(Charts and diagrams as code)
───

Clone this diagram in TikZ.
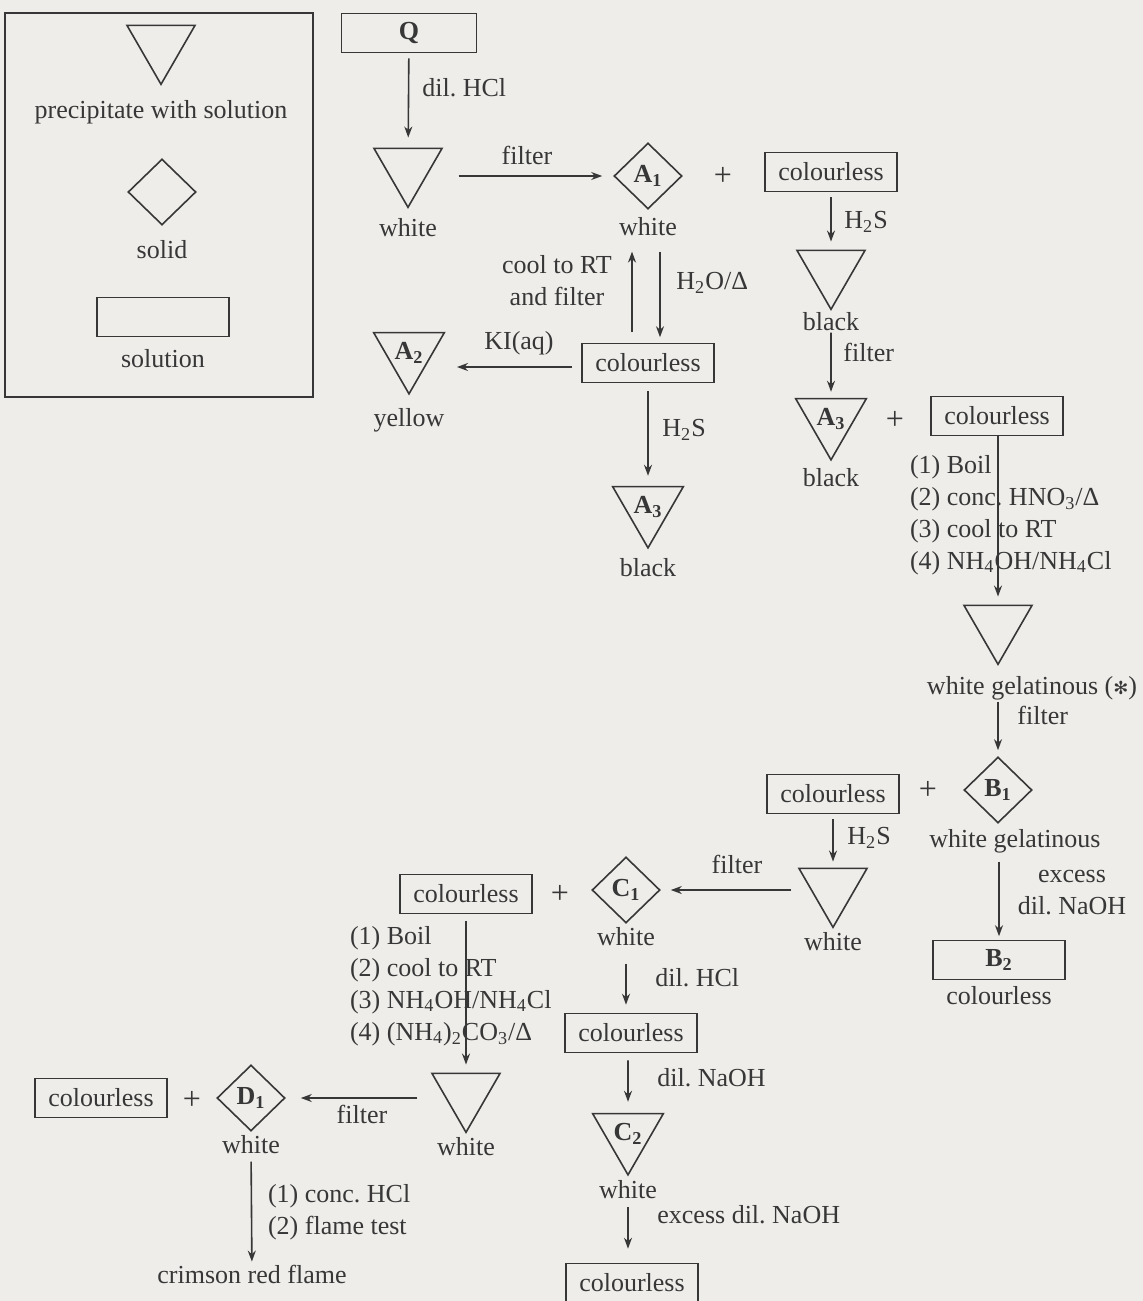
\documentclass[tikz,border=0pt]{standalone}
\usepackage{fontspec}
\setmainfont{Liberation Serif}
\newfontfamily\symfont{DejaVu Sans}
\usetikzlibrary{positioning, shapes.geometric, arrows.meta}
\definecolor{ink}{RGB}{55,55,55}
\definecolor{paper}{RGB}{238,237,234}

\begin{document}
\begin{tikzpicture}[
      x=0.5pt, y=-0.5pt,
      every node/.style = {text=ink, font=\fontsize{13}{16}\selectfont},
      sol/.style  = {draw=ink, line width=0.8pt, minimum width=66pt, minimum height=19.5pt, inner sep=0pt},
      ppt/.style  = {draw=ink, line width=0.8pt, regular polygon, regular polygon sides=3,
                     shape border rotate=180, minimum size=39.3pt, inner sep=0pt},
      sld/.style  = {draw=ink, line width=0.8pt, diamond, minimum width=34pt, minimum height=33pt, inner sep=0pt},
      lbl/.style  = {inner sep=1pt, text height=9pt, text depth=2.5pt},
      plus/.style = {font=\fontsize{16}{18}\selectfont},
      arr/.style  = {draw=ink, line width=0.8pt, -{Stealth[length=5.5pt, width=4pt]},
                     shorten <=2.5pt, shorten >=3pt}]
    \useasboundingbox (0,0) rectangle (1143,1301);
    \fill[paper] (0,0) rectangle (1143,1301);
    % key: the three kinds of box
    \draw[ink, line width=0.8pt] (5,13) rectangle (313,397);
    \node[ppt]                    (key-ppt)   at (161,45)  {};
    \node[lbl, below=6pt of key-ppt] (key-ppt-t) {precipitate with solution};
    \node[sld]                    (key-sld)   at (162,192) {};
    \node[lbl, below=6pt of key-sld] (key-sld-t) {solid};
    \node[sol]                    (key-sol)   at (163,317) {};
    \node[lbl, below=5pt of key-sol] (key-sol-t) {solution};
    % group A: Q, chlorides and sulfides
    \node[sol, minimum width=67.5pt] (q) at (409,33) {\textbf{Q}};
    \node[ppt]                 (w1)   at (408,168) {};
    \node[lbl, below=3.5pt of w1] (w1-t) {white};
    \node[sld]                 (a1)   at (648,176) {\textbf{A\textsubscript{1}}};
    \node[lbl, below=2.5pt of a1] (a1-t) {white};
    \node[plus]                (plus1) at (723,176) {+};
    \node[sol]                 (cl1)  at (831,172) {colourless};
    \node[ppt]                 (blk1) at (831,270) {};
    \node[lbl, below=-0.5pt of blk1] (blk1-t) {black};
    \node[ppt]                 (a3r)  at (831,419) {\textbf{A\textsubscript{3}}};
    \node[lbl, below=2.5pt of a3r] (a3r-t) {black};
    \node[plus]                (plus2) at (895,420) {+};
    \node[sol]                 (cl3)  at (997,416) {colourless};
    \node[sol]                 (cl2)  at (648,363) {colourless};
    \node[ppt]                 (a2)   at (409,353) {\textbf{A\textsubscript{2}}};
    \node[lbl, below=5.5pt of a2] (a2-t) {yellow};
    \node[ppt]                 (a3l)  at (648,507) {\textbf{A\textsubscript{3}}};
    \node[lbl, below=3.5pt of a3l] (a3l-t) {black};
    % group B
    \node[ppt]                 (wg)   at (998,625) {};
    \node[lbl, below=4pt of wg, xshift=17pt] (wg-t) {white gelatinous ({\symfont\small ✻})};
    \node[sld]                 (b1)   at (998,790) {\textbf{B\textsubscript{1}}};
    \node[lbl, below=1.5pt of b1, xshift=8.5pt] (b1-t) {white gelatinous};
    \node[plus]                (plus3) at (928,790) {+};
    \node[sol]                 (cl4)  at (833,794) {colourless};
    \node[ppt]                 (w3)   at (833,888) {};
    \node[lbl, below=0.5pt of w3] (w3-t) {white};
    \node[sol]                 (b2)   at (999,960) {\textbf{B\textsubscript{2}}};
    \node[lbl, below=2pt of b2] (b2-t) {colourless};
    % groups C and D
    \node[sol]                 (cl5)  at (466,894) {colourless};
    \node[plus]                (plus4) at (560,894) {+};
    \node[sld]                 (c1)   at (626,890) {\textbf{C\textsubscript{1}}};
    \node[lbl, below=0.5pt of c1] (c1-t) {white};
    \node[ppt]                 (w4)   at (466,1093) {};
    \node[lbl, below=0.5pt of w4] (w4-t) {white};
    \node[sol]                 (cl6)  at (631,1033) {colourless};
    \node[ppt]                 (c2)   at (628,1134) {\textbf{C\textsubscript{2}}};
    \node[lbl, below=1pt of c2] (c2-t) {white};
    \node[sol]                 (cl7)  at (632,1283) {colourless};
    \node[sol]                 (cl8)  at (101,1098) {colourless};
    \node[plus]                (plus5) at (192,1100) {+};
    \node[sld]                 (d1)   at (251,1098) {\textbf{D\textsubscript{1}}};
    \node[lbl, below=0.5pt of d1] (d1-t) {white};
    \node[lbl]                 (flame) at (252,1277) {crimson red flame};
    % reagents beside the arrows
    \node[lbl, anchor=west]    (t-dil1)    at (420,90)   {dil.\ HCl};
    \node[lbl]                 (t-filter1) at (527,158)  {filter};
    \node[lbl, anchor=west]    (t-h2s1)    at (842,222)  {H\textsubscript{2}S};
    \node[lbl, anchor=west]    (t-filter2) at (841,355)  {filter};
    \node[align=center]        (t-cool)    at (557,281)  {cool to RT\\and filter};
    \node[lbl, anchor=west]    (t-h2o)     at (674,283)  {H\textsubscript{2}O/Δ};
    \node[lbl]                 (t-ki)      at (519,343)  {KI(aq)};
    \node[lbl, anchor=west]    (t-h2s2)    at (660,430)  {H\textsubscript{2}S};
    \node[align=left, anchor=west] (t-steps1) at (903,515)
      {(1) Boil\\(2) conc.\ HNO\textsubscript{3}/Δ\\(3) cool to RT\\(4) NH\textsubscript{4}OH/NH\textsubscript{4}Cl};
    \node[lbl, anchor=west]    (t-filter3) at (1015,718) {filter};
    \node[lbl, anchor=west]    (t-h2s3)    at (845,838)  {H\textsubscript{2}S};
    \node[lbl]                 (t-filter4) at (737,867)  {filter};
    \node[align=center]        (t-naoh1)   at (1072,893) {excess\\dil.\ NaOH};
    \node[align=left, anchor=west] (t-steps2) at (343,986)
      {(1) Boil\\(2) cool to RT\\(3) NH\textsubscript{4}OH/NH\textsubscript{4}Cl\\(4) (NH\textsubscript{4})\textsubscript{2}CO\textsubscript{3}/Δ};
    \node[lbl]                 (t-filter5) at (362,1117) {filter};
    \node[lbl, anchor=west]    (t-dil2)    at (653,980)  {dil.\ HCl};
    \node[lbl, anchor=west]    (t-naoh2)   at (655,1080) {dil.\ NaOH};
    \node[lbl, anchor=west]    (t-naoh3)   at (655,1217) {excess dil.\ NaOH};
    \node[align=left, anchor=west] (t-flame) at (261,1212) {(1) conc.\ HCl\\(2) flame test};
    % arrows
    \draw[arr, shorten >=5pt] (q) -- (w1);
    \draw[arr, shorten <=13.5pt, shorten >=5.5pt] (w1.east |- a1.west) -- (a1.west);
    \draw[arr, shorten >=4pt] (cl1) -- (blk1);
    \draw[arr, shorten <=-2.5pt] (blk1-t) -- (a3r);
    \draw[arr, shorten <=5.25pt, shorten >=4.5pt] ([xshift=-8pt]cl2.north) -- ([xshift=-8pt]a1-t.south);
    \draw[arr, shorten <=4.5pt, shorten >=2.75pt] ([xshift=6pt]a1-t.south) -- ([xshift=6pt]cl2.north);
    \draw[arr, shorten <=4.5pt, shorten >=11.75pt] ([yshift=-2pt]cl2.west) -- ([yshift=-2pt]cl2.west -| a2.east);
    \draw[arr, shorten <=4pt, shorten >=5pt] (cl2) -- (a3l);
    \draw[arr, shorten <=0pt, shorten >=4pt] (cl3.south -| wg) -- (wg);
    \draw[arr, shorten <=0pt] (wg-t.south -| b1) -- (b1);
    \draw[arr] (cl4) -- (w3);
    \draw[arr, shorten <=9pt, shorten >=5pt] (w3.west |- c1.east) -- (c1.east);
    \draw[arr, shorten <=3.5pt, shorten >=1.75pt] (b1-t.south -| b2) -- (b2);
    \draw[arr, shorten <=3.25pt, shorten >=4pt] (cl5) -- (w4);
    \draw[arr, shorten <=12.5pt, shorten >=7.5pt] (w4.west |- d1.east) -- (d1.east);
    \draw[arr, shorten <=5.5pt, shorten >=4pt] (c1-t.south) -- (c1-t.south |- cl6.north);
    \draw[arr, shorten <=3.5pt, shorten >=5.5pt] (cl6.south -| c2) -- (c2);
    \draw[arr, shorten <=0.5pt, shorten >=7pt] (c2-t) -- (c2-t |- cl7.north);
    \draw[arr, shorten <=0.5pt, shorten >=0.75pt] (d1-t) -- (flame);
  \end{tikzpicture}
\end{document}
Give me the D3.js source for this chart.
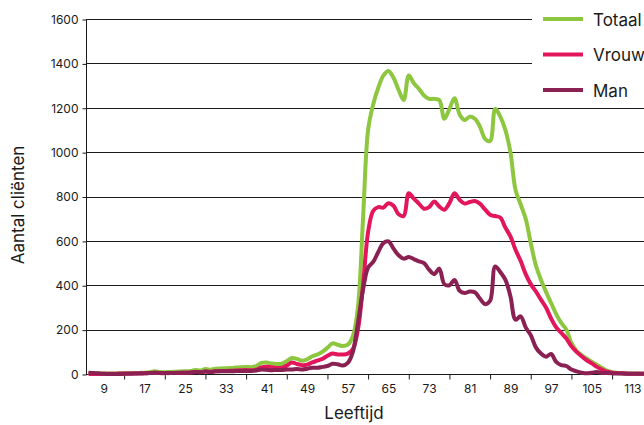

───

__WORK INSTRUCTIONS__:
Which lines hold the string "this"? Copy all of them from the data above.

__FULL RESPONSE__:
Clone this diagram in TikZ.
Give me the D3.js source for this chart.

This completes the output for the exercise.